Everything is exaggerated in 2173--the government makes Portuguese Angola look like Summerhill, farmers electronically grow bananas as big as canoes, MacDonald's proclaims 750,000,000,000,000,000,etc., served--so Allen's predicament is intensified. He had enough trouble with New York, God knows, and now this. Alone in the future, not knowing why, he's hunted down as "the alien." Audiences, who always identified with Allen's alienation, feel no more at home in a hostile 2173 than he does. This is a change from the earlier Allen: Before there was a hint that the world was over the brink, but in Sleeper it's a blatant fact.

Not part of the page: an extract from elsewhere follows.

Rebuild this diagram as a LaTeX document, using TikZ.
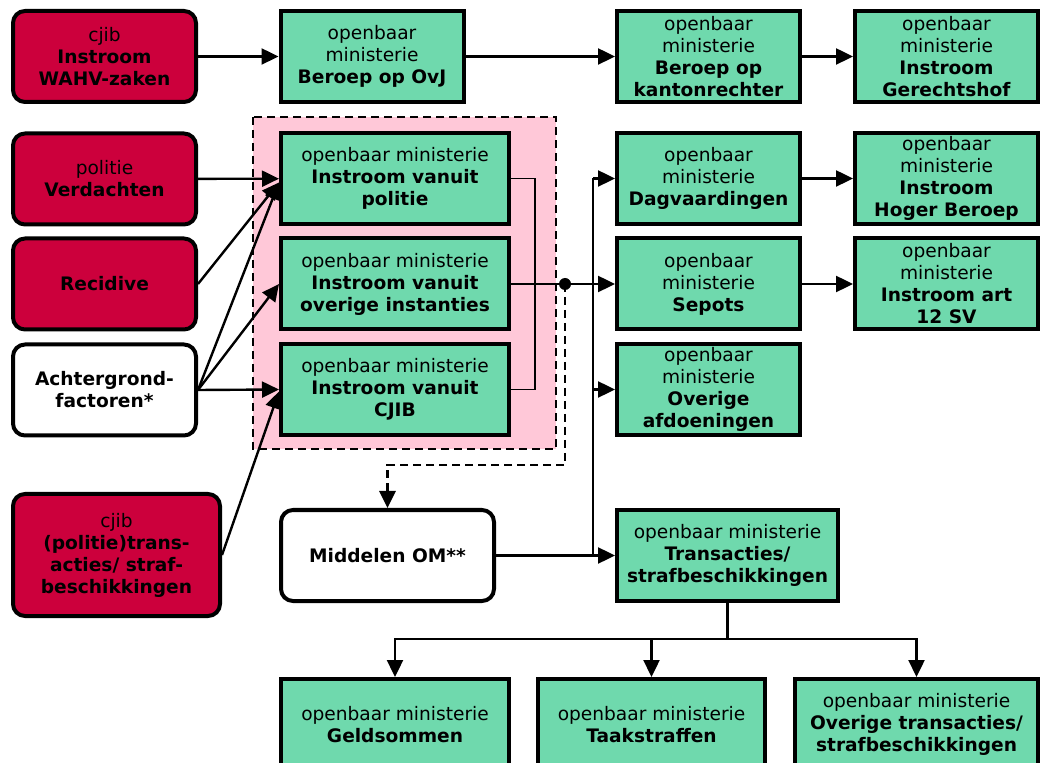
\documentclass[tikz,border=0pt]{standalone}
\usepackage{fontspec}
\setmainfont{DejaVu Sans}
\usetikzlibrary{arrows.meta}

\definecolor{omred}{RGB}{204,0,60}
\definecolor{omgreen}{RGB}{111,217,173}
\definecolor{ompink}{RGB}{255,200,216}

\tikzset{
  box/.style={draw=black, line width=2pt, align=center, inner sep=1pt,
    font=\fontsize{9.3}{11}\selectfont, minimum width=91.5pt, minimum height=45.5pt},
  redbox/.style={box, fill=omred, rounded corners=6pt},
  whitebox/.style={box, fill=white, rounded corners=6pt},
  greenbox/.style={box, fill=omgreen},
  link/.style={->, line width=1.2pt},
  thinlink/.style={line width=0.8pt},
  dashlink/.style={->, line width=1.4pt, dash pattern=on 4pt off 2.5pt}
}

\begin{document}
\begin{tikzpicture}[x=0.5pt, y=-0.5pt, >={Triangle[length=8.5pt,width=8pt]}]
  \useasboundingbox (0,0) rectangle (1042,763);
  % pink zone round the inflow boxes
  \draw[fill=ompink, line width=1.4pt, dash pattern=on 4pt off 2.5pt] (253,117) rectangle (556,449);

  % left column
  \node[redbox] (wahv) at (104.5,56.5) {cjib\\\textbf{Instroom}\\\textbf{WAHV-zaken}};
  \node[redbox] (verdachten) at (104.5,179) {politie\\\textbf{Verdachten}};
  \node[redbox] (recidive) at (104.5,284) {\textbf{Recidive}};
  \node[whitebox] (achtergrond) at (104.5,390) {\textbf{Achtergrond-}\\\textbf{factoren*}};
  \node[redbox, minimum width=103.5pt, minimum height=61pt] (transcjib) at (116.5,555)
    {cjib\\\textbf{(politie)trans-}\\\textbf{acties/ straf-}\\\textbf{beschikkingen}};

  % top row
  \node[greenbox] (ovj) at (372,56.5) {openbaar\\ministerie\\\textbf{Beroep op OvJ}};
  \node[greenbox] (kanton) at (708.5,56.5) {openbaar\\ministerie\\\textbf{Beroep op}\\\textbf{kantonrechter}};
  \node[greenbox] (hof) at (946.5,56.5) {openbaar\\ministerie\\\textbf{Instroom}\\\textbf{Gerechtshof}};

  % inflow
  \node[greenbox, minimum width=114pt] (politie) at (395,178.5) {openbaar ministerie\\\textbf{Instroom vanuit}\\\textbf{politie}};
  \node[greenbox, minimum width=114pt] (overig) at (395,284) {openbaar ministerie\\\textbf{Instroom vanuit}\\\textbf{overige instanties}};
  \node[greenbox, minimum width=114pt] (cjibin) at (395,389.5) {openbaar ministerie\\\textbf{Instroom vanuit}\\\textbf{CJIB}};

  % outflow
  \node[greenbox] (dagv) at (708.5,178.5) {openbaar\\ministerie\\\textbf{Dagvaardingen}};
  \node[greenbox] (hoger) at (946.5,178.5) {openbaar\\ministerie\\\textbf{Instroom}\\\textbf{Hoger Beroep}};
  \node[greenbox] (sepots) at (708.5,284) {openbaar\\ministerie\\\textbf{Sepots}};
  \node[greenbox] (art12) at (946.5,284) {openbaar\\ministerie\\\textbf{Instroom art}\\\textbf{12 SV}};
  \node[greenbox] (afdoen) at (708.5,389.5) {openbaar\\ministerie\\\textbf{Overige}\\\textbf{afdoeningen}};

  \node[whitebox, minimum width=106.5pt] (middelen) at (387.5,555.5) {\textbf{Middelen OM**}};
  \node[greenbox, minimum width=110.5pt] (transom) at (727.5,555.5) {openbaar ministerie\\\textbf{Transacties/}\\\textbf{strafbeschikkingen}};

  % bottom row
  \node[greenbox, minimum width=114pt, anchor=north] (geld) at (395,677) {openbaar ministerie\\\textbf{Geldsommen}};
  \node[greenbox, minimum width=113.5pt, anchor=north] (taak) at (651.5,677) {openbaar ministerie\\\textbf{Taakstraffen}};
  \node[greenbox, minimum width=121.5pt, anchor=north] (overtrans) at (916.5,677) {openbaar ministerie\\\textbf{Overige transacties/}\\\textbf{strafbeschikkingen}};

  \coordinate (polin) at ([yshift=-2pt]politie.west);
  \coordinate (split) at (565,284);
  \coordinate (bus) at (593,284);

  % connectors
  \draw[link] (wahv) -- (ovj);
  \draw[link] (ovj) -- (kanton);
  \draw[link] (kanton) -- (hof);
  \draw[link] (verdachten) -- (politie);
  \draw[link] (recidive.east) -- (polin);
  \draw[link] (achtergrond.east) -- (polin);
  \draw[link] (achtergrond.east) -- (overig.west);
  \draw[link] (achtergrond.east) -- (cjibin.west);
  \draw[link] (transcjib.east) -- ([yshift=-1pt]cjibin.west);

  \draw[thinlink] (politie.east) -- ++(24,0) |- (cjibin.east);
  \draw[thinlink] (overig.east) -- (split);
  \fill (split) circle (3pt);
  \draw[link] (split) -- (sepots);
  \draw[dashlink] (split) -- ++(0,181) -| (middelen.north);

  \draw[line width=1.2pt] (bus |- dagv) -- (bus |- transom);
  \draw[link] (bus |- dagv) -- (dagv);
  \draw[link] (bus |- afdoen) -- (afdoen);
  \draw[link] (middelen) -- (transom);
  \draw[link] (dagv) -- (hoger);
  \draw[link] (sepots) -- (art12);

  \draw[line width=1.2pt] (transom.south) -- ++(0,36) coordinate (fork);
  \draw[link] (fork) -| (geld);
  \draw[link] (fork) -| (taak);
  \draw[link] (fork) -| (overtrans);
\end{tikzpicture}
\end{document}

Allen's relative sanity in Sleeper shifts the emphasis from the traditional part he plays. At the heart of Allen's appeal, of course, is the schlep, the cumsy neurotic from Brooklyn who's always victimized but likeable. The endearment generally doesn't trigger pathos, however, as with Chaplin (although Allen's capable of that). he shuns the universal in favor of something more contemporary, more esoteric, keener. The source of pleasure is the basic I-thought-I-was-messed-up-but-look-at-this-guy response--a comforting thought. But you never feel sorry for him. He understands somehow where he would be if life treated him better, and he is never lost, never helpless. He always has a home, somewhere, at the movies in Play It Again, Sam, or his 1973 Greenwich Village health food store in Sleeper.

Sleeper still has Allen deactivating the fuses of an audience's most fiendishly paranoiac fantasies. But there's much more of the awareness that the world's crazy, not him. His savvy comes from the city rat's instinct for survival. He knows that the witty things he says are idiotic and absurd, but he also knows that they are a defense mechanism. In 2173 he can roll sophisticated eyes at the lifestyle of the futuristic zombies that surround him, no matter how much they intimidate him. He's more cynical than they are, which becomes a heroic trait, a kind of defiance. Allen is fighting back in this picture, and it works--the audience follows right along.

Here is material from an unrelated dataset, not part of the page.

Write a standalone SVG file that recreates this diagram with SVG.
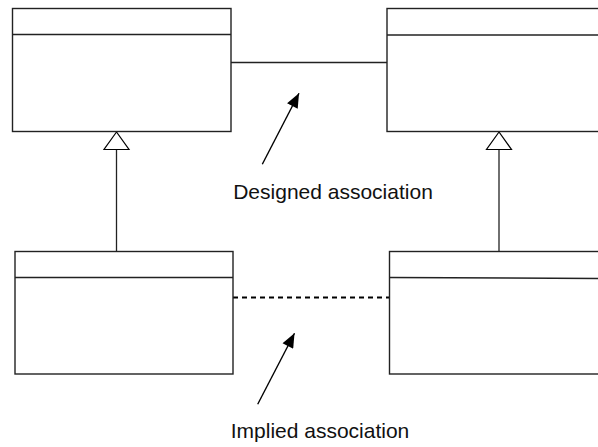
<svg xmlns="http://www.w3.org/2000/svg" width="598" height="447" viewBox="0 0 598 447">
  <defs>
    <style>
      .box { fill: #ffffff; stroke: #222222; stroke-width: 1.4; }
      .div { stroke: #222222; stroke-width: 1.4; }
      .edge { fill: none; stroke: #222222; stroke-width: 1.3; }
      .dash { fill: none; stroke: #000000; stroke-width: 2; stroke-dasharray: 5 4; }
      .gen { fill: #ffffff; stroke: #000000; stroke-width: 1.2; }
      .note { fill: none; stroke: #000000; stroke-width: 1.4; }
      .label { font-family: "Liberation Sans", Arial, sans-serif; font-size: 21px; fill: #111111; text-anchor: middle; }
    </style>
    <marker id="filled" viewBox="0 0 10 10" refX="10" refY="5" markerWidth="10" markerHeight="10" markerUnits="userSpaceOnUse" orient="auto">
      <path d="M0,0 L10,5 L0,10 z" fill="#000000"/>
    </marker>
    <marker id="filledLg" viewBox="0 0 12 10" refX="12" refY="5" markerWidth="15" markerHeight="12" markerUnits="userSpaceOnUse" orient="auto">
      <path d="M0,0 L12,5 L0,10 z" fill="#000000"/>
    </marker>
  </defs>

  <!-- connectors -->
  <g id="connectors">
    <line class="edge" x1="231" y1="62.5" x2="387" y2="62.5"/>
    <line class="dash" x1="233" y1="297.5" x2="389.5" y2="297.5"/>
    <!-- generalization: left -->
    <line class="edge" x1="116.5" y1="251.5" x2="116.5" y2="149.5"/>
    <polygon class="gen" points="116.5,132 104,149.5 129,149.5"/>
    <!-- generalization: right -->
    <line class="edge" x1="499" y1="251.5" x2="499" y2="149.5"/>
    <polygon class="gen" points="499,132 486.5,149.5 511.5,149.5"/>
    <!-- annotation pointers -->
    <line class="note" x1="262.3" y1="164.3" x2="299" y2="93.3" marker-end="url(#filledLg)"/>
    <line class="note" x1="257.7" y1="404.3" x2="294.5" y2="333.3" marker-end="url(#filledLg)"/>
  </g>

  <!-- classes -->
  <g id="class-top-left">
    <rect class="box" x="12.5" y="8.5" width="218.5" height="123"/>
    <line class="div" x1="12.5" y1="34.5" x2="231" y2="34.5"/>
  </g>
  <g id="class-top-right">
    <rect class="box" x="387" y="8.5" width="220" height="123"/>
    <line class="div" x1="387" y1="35" x2="607" y2="35"/>
  </g>
  <g id="class-bottom-left">
    <rect class="box" x="15" y="251.5" width="218" height="122.5"/>
    <line class="div" x1="15" y1="277.5" x2="233" y2="277.5"/>
  </g>
  <g id="class-bottom-right">
    <rect class="box" x="389.5" y="251.5" width="220" height="122.5"/>
    <line class="div" x1="389.5" y1="277.5" x2="609.5" y2="278.5"/>
  </g>

  <!-- labels -->
  <g id="labels">
    <text class="label" x="333" y="199">Designed association</text>
    <text class="label" x="320" y="438">Implied association</text>
  </g>
</svg>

ALLEN doesn't know how to be a winner, of course. He's still crazy, except that in the world of the future he has a right to be. There is dignity in his insanity. Take the machines, for instance, an old Allen theme built into the setting of this movie. Mechanical objects always hated Woody Allen; it was as if they had a conspiracy against him. In 2173 the health food refugee is in a world full of machines--robot domestic servants, the "Orb" for getting high, a contraption called the Orgasmatron which looks like a hot water heater and supplies instant climax when you climb in ("I'm strictly a hand operation," Allen protests). The machines give Allen a lot of trouble, as usual, but in the end he makes the computers look ridiculous.

And so it is with the straights who surround him. Allen is always lost in a sea of normal people, and, like the best comic actors, makes them appear ridiculous by his very presence. He doesn't even have to try to do this here, because the absurd futuristic lifestyle doesn the work for him. Even the handsome musclebound machos are no threat. They seem doubly stupid, because Allen by definition is the only bright person in the movie.

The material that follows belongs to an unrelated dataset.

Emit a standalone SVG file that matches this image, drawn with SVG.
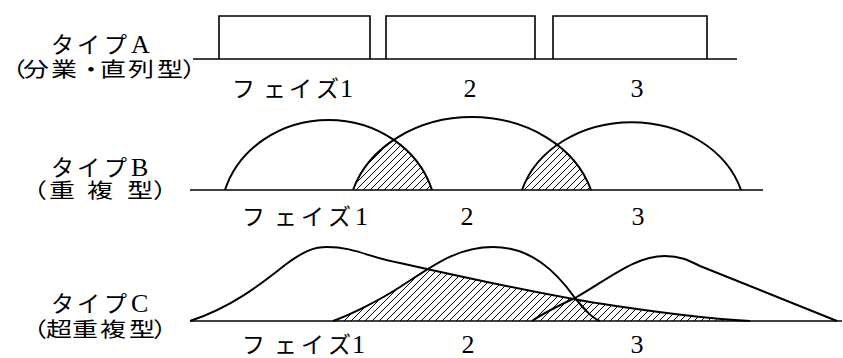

Allen's making things easy for himself. In Sleeper, it's the futuroids who have beliefs; Allen is the nihilist, spurning art, science, religion, political solutions. Much of the satire in the film arises out of this, and Allen probably really means it when he says he believes only in sex and death. This undercuts some of his punch. The future sets up America's excesses, and Allen knocks them down with simple irreverence, a refusal to take them seriously. There's no room for the subtle snipe when the targets are set up like sitting ducks.

PERHAPS the environment in Sleeper is altogether too comfortable for Allen. There are jokes that he doesn't have to strive for. Often the best lines come from the old Allen, unbound by the plot, as when, identifying relics of the 1970s for the doctors, he explains the Playboy pin-up models never existed, but were inflated like balloons.

There could be fewer scenes without dialogue, those bits of staged visual mayhem with a sound-track of Preservation Hall-style jazz: It begins to look like the Keystone Cops, whereas Allen is best when he opens his mouth.

But Woody Allen is out finest screen comedian. He only goes seriously wrong when there's not enough of him, like his not directing Play It Again, Sam, or his absence from some of the skits in Everything... But in Sleeper he's everywhere, directing, staring (Diane Keaton is there, too, but she can't fit into what is designed to be a one-man show) and co-authoring (with Marshal Brickman), generally leaving his stamp all over this terrifically funny film. Woody Alley may be staging everything a little too perfectly here, but he isn't going to lose us.